**STATED GOAL**
Leave the pictures out and print every record below exactly as it stands.

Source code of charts
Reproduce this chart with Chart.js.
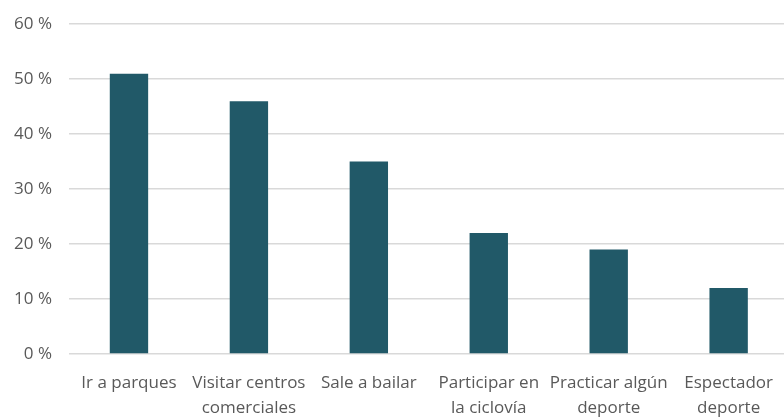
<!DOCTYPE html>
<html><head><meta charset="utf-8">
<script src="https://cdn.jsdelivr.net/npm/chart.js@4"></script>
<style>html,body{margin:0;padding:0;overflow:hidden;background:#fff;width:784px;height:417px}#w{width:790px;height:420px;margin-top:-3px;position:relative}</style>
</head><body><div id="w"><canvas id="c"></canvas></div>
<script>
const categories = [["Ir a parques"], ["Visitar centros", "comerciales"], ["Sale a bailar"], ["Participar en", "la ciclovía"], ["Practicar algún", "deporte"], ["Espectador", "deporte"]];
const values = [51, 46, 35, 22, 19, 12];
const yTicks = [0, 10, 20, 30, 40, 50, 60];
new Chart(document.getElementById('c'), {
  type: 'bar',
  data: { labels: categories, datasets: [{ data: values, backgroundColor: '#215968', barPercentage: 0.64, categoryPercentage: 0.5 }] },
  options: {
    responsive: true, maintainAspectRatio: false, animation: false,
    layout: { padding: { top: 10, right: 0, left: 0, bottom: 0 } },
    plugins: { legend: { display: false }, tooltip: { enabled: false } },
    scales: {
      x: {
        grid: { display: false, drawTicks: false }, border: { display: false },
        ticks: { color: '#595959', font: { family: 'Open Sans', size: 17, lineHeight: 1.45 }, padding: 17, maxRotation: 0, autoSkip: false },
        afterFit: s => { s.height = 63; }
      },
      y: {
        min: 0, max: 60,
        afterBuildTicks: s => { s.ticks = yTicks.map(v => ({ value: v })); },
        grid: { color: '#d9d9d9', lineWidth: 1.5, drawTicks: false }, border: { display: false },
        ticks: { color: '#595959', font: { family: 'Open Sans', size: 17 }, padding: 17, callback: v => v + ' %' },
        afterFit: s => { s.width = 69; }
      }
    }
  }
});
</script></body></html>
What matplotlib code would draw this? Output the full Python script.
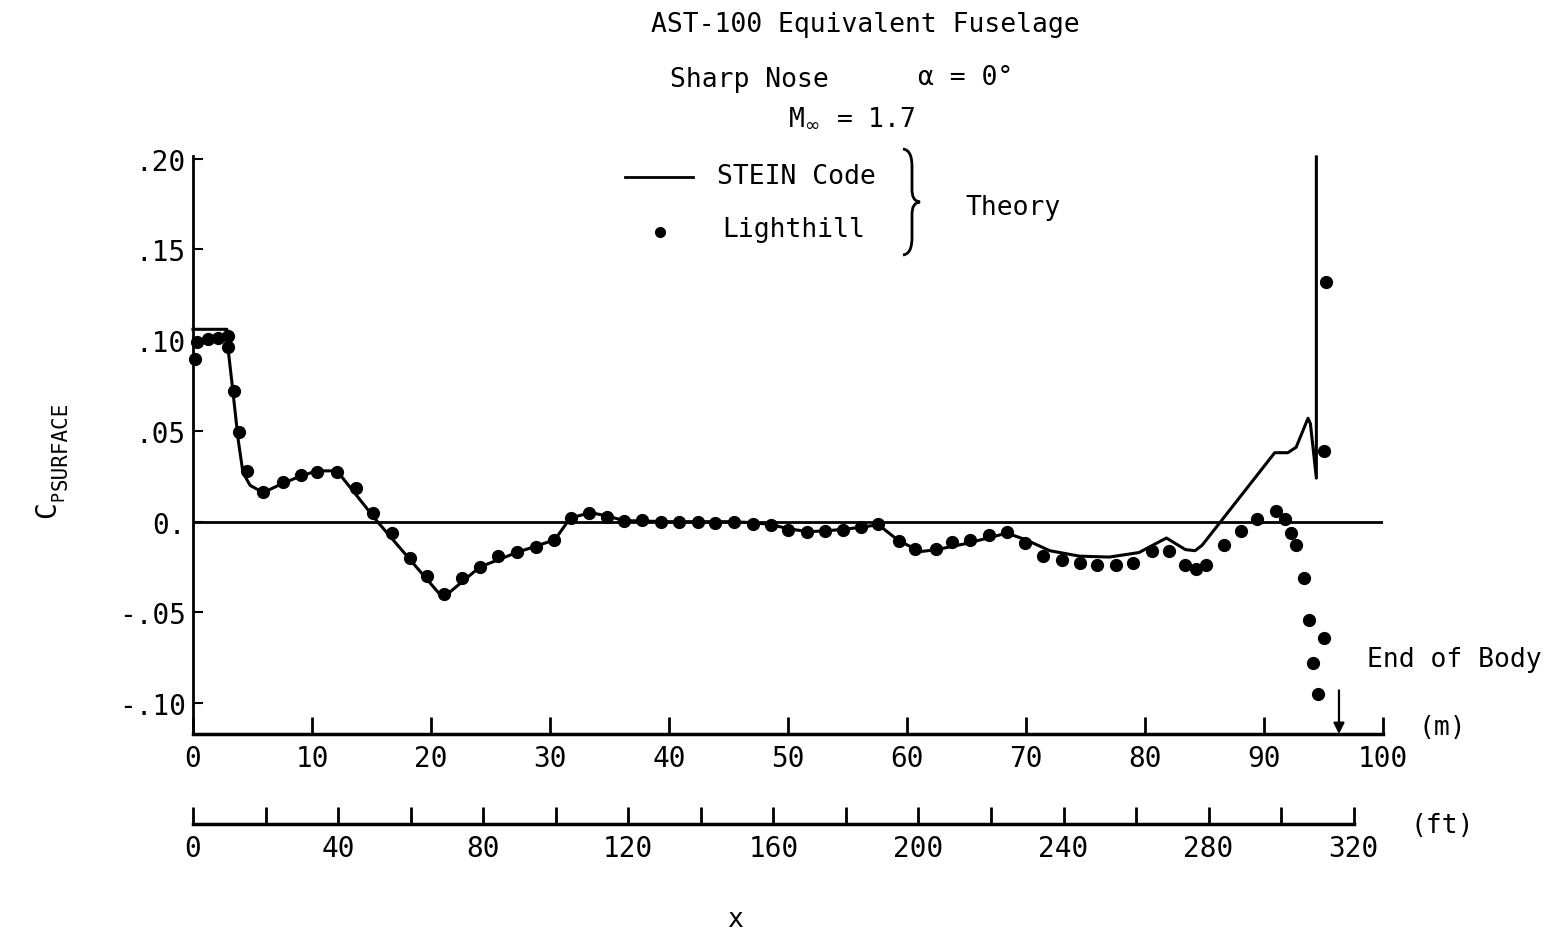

**SOLVED PROBLEM**
Reproduce this chart with Chart.js.
<!DOCTYPE html>
<html><head><meta charset="utf-8">
<script src="https://cdn.jsdelivr.net/npm/chart.js@4"></script>
<style>html,body{margin:0;padding:0;overflow:hidden;background:#fff;width:784px;height:417px}#w{width:790px;height:420px;margin-top:-3px;position:relative}</style>
</head><body><div id="w"><canvas id="c"></canvas></div>
<script>
const categories = [["Ir a parques"], ["Visitar centros", "comerciales"], ["Sale a bailar"], ["Participar en", "la ciclovía"], ["Practicar algún", "deporte"], ["Espectador", "deporte"]];
const values = [51, 46, 35, 22, 19, 12];
const yTicks = [0, 10, 20, 30, 40, 50, 60];
new Chart(document.getElementById('c'), {
  type: 'bar',
  data: { labels: categories, datasets: [{ data: values, backgroundColor: '#215968', barPercentage: 0.64, categoryPercentage: 0.5 }] },
  options: {
    responsive: true, maintainAspectRatio: false, animation: false,
    layout: { padding: { top: 10, right: 0, left: 0, bottom: 0 } },
    plugins: { legend: { display: false }, tooltip: { enabled: false } },
    scales: {
      x: {
        grid: { display: false, drawTicks: false }, border: { display: false },
        ticks: { color: '#595959', font: { family: 'Open Sans', size: 17, lineHeight: 1.45 }, padding: 17, maxRotation: 0, autoSkip: false },
        afterFit: s => { s.height = 63; }
      },
      y: {
        min: 0, max: 60,
        afterBuildTicks: s => { s.ticks = yTicks.map(v => ({ value: v })); },
        grid: { color: '#d9d9d9', lineWidth: 1.5, drawTicks: false }, border: { display: false },
        ticks: { color: '#595959', font: { family: 'Open Sans', size: 17 }, padding: 17, callback: v => v + ' %' },
        afterFit: s => { s.width = 69; }
      }
    }
  }
});
</script></body></html>
What matplotlib code would draw this? Output the full Python script.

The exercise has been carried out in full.